Documentation and Compliance for Buyers
For businesses dealing with MSME suppliers, adherence to compliance requirements is not only good practice, it is mandatory.
Companies Act Disclosures
Companies under audit must disclose:
- Principal MSME dues and interest payable.
- Interest actually paid during the year.
- Unpaid interest at year-end.
- Further interest remaining payable in future periods.
Income Tax Implications
Under Section 43B(h) of the Income Tax Act, payment obligations to MSMEs influence deduction timings. Delayed payments may not be deductible until actual payment is made.
Why Accurate Interest Computation Matters?
For MSME Suppliers
- Cash Flow Protection: Timely interest compensation supports operational liquidity.
- Legal Rights Enforcement: Proper calculation strengthens claims during dispute resolution.
- Business Continuity: Knowing the financial impact helps in pricing, contract terms and client selection.
For Buyers
- Avoid Penalties: Late payment interest can become significant when compounded monthly.
- Maintain Supplier Relations: Predictable payment discipline sustains business relationships.

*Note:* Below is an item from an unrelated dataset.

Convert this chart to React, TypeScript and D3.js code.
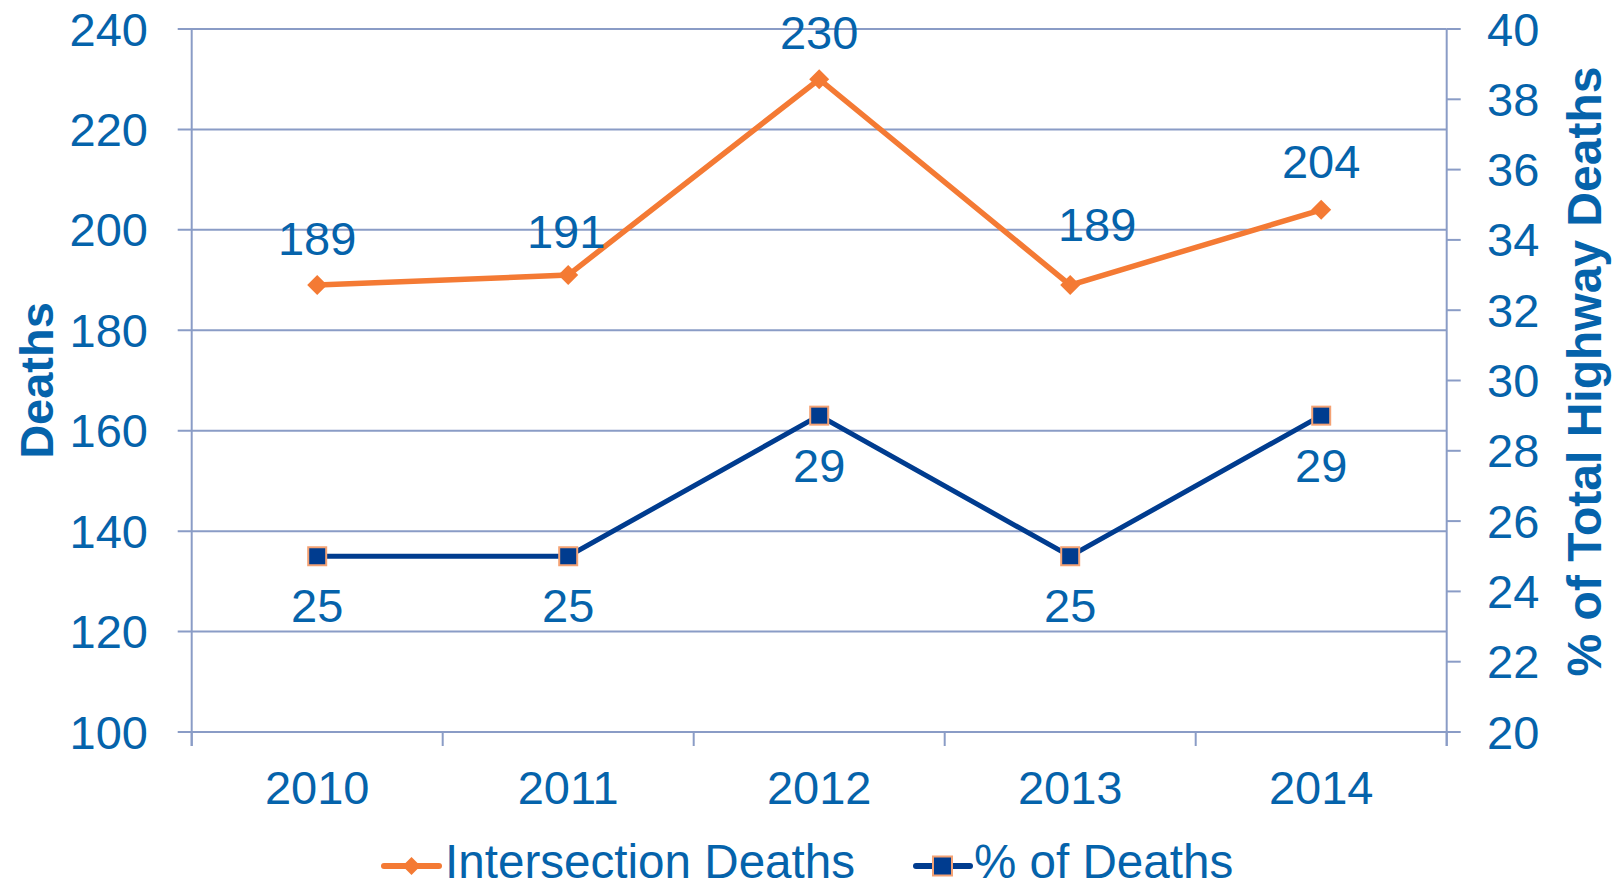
import { scaleBand, scaleLinear, line, range } from "d3";

const years = ["2010", "2011", "2012", "2013", "2014"];
const intersectionDeaths = [189, 191, 230, 189, 204];
const pctOfDeaths = [25, 25, 29, 25, 29];
const leftTicks = [100, 120, 140, 160, 180, 200, 220, 240];
const rightTicks = [20, 22, 24, 26, 28, 30, 32, 34, 36, 38, 40];

const W = 1619;
const H = 888;
const FONT = "'Liberation Sans', Arial, Helvetica, sans-serif";
const TEXT = "#0563ab";
const GRID = "#8a9cc6";
const ORANGE = "#f47a34";
const NAVY = "#003c8f";
const SQ_STROKE = "#f4a274";

const left = 191.7;
const right = 1446.7;
const top = 29;
const bottom = 732;

// hand-placed data labels in the original (dx, dy from the point)
const orangeLabelShift: [number, number][] = [
  [0, -30],
  [-2, -27],
  [0, -30],
  [27, -44],
  [0, -32],
];

export default function App() {
  const x = scaleBand<string>().domain(years).range([left, right]);
  const yL = scaleLinear().domain([100, 240]).range([bottom, top]);
  const yR = scaleLinear().domain([20, 40]).range([bottom, top]);
  const cx = (y: string) => (x(y) ?? 0) + x.bandwidth() / 2;

  const orangePath = line<number>()
    .x((_, i) => cx(years[i]))
    .y((d) => yL(d))(intersectionDeaths);
  const navyPath = line<number>()
    .x((_, i) => cx(years[i]))
    .y((d) => yR(d))(pctOfDeaths);

  const boundaries = range(years.length + 1).map((i) => left + i * x.bandwidth());

  const diamond = (px: number, py: number, r: number) =>
    `M${px},${py - r}L${px + r},${py}L${px},${py + r}L${px - r},${py}Z`;

  return (
    <svg
      width={W}
      height={H}
      style={{ position: "absolute", left: 0, top: 0, background: "#fff" }}
      fontFamily={FONT}
    >
      {/* gridlines + left ticks */}
      {leftTicks.map((t) => (
        <g key={t}>
          <line x1={left - 14} x2={right} y1={yL(t)} y2={yL(t)} stroke={GRID} strokeWidth={2} />
          <text x={148} y={yL(t) + 16.5} textAnchor="end" fontSize={47} fill={TEXT}>
            {t}
          </text>
        </g>
      ))}
      {/* right ticks */}
      {rightTicks.map((t) => (
        <g key={t}>
          <line x1={right} x2={right + 14} y1={yR(t)} y2={yR(t)} stroke={GRID} strokeWidth={2} />
          <text x={1487} y={yR(t) + 16.5} textAnchor="start" fontSize={47} fill={TEXT}>
            {t}
          </text>
        </g>
      ))}
      {/* axes */}
      <line x1={left} x2={left} y1={top} y2={bottom + 14} stroke={GRID} strokeWidth={2} />
      <line x1={right} x2={right} y1={top} y2={bottom + 14} stroke={GRID} strokeWidth={2} />
      {boundaries.map((b, i) => (
        <line key={i} x1={b} x2={b} y1={bottom} y2={bottom + 14} stroke={GRID} strokeWidth={2} />
      ))}
      {years.map((yr) => (
        <text key={yr} x={cx(yr)} y={804} textAnchor="middle" fontSize={47} fill={TEXT}>
          {yr}
        </text>
      ))}

      {/* axis titles */}
      <text
        transform={`translate(53, ${(top + bottom) / 2}) rotate(-90)`}
        textAnchor="middle"
        fontSize={47}
        fontWeight="bold"
        fill={TEXT}
      >
        Deaths
      </text>
      <text
        transform={`translate(1601, ${(top + bottom) / 2 - 9}) rotate(-90)`}
        textAnchor="middle"
        fontSize={48}
        fontWeight="bold"
        fill={TEXT}
      >
        % of Total Highway Deaths
      </text>

      {/* series */}
      <path d={orangePath ?? ""} fill="none" stroke={ORANGE} strokeWidth={5.5} />
      <path d={navyPath ?? ""} fill="none" stroke={NAVY} strokeWidth={5} />
      {intersectionDeaths.map((v, i) => (
        <g key={"o" + i}>
          <path d={diamond(cx(years[i]), yL(v), 10)} fill={ORANGE} />
          <text
            x={cx(years[i]) + orangeLabelShift[i][0]}
            y={yL(v) + orangeLabelShift[i][1]}
            textAnchor="middle"
            fontSize={47}
            fill={TEXT}
          >
            {v}
          </text>
        </g>
      ))}
      {pctOfDeaths.map((v, i) => (
        <g key={"n" + i}>
          <rect
            x={cx(years[i]) - 9}
            y={yR(v) - 9}
            width={18}
            height={18}
            fill={NAVY}
            stroke={SQ_STROKE}
            strokeWidth={2}
          />
          <text x={cx(years[i])} y={yR(v) + 66} textAnchor="middle" fontSize={47} fill={TEXT}>
            {v}
          </text>
        </g>
      ))}

      {/* legend */}
      <line x1={384} x2={439} y1={866} y2={866} stroke={ORANGE} strokeWidth={6} strokeLinecap="round" />
      <path d={diamond(411.5, 866, 9)} fill={ORANGE} />
      <text x={445} y={878} fontSize={47.6} fill={TEXT}>
        Intersection Deaths
      </text>
      <line x1={916} x2={970} y1={866} y2={866} stroke={NAVY} strokeWidth={6} strokeLinecap="round" />
      <rect x={933} y={856.5} width={19} height={19} fill={NAVY} stroke={SQ_STROKE} strokeWidth={2} />
      <text x={974} y={878} fontSize={47.6} fill={TEXT}>
        % of Deaths
      </text>
    </svg>
  );
}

- Compliance and Reporting: Avoid audit and statutory reporting issues.
Conclusion
Interest on delayed payments to MSME suppliers is a statutory right under the MSMED Act, intended to protect small businesses and ensure fair commercial conduct. The computation follows structured legal principles based on due dates, RBI bank rates and monthly compounding. Understanding how interest is calculated empowers both suppliers and buyers to manage financial responsibilities effectively and avoid costly disputes.
If you receive payments late, refer to the MSMED Act provisions, document your timelines clearly, compute interest accurately, and – if needed – raise a claim through the MSME Samadhaan system. For more support on MSME compliance, payment recovery, or related queries, Udyamita Helpline is here to guide you.
FAQs
Why Interest on Delayed Payment Is Three Times the Bank Rate?
The rationale behind a higher multiple of the RBI bank rate is to ensure that large buyers are incentivized to pay MSME suppliers on time and discourage undue delays.